In my dream, I was in my work building - only it was a mix of my current and previous places of work, as happens sometimes in dreams - and there was smoke on the floor that I was on. I ran down to the foyer to operate the fire panel (I am one of the boss-type fire wardens).

Very quickly things spun out of control. My PA manner was excellent (of course!), but the fire was madly out of control. Four of the floors were quickly engulfed in a raging inferno - I could tell because the lights went out on the panel (it doesn't work that way; another bit of artistic licence on the part of my subconscious) - and though I thought most of the people had evacuated I couldn't be sure. The fire brigade didn't show up and when I called I spent ages on hold - and then there was a very condescending person who turned up and told me that they were all off on a training day and weren't available. I grabbed her by the shoulders and shook her.

In the meantime, outside it had grown very dark and a sullen orange colour, like the colour of the sky as it was during the Canberra firestorm in January 03. Very creepy.

The warden intercom phone rang and it was a guy I know from work, on the floor below the one where the fire started. He started to talk to me about inanities and I yelled at him to get out, but I knew somehow that the stairwells were impassable and it was futile.

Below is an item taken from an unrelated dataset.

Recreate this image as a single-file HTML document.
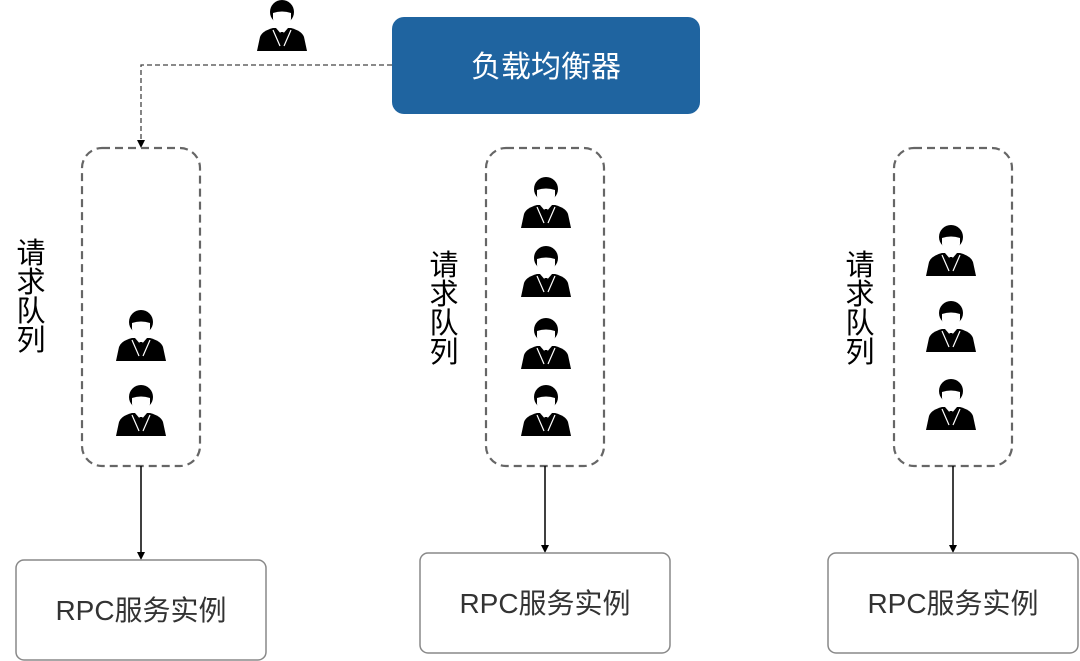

I told him, "There might be some smoke". What was I meant to say?

Then as things got worse the phone rung again, and I heard the sounds of a roar and an explosion that sounded like a gunshot, and a woman screaming. It was very Silent Hill-esque.

That was when I woke up.

I figure the dream was general anxiety about returning to work and the shiteload of stuff I had waiting for me, but it's really stuck with me. Yesterday when I saw the guy who made that first phone call, I felt the overwhelming desire to be nice, though, and every time I hear a door shut in the vicinity of the fire doors on our floor I twitch.

I hope the alarms don't go off for the next few days or I will jump out of my skin.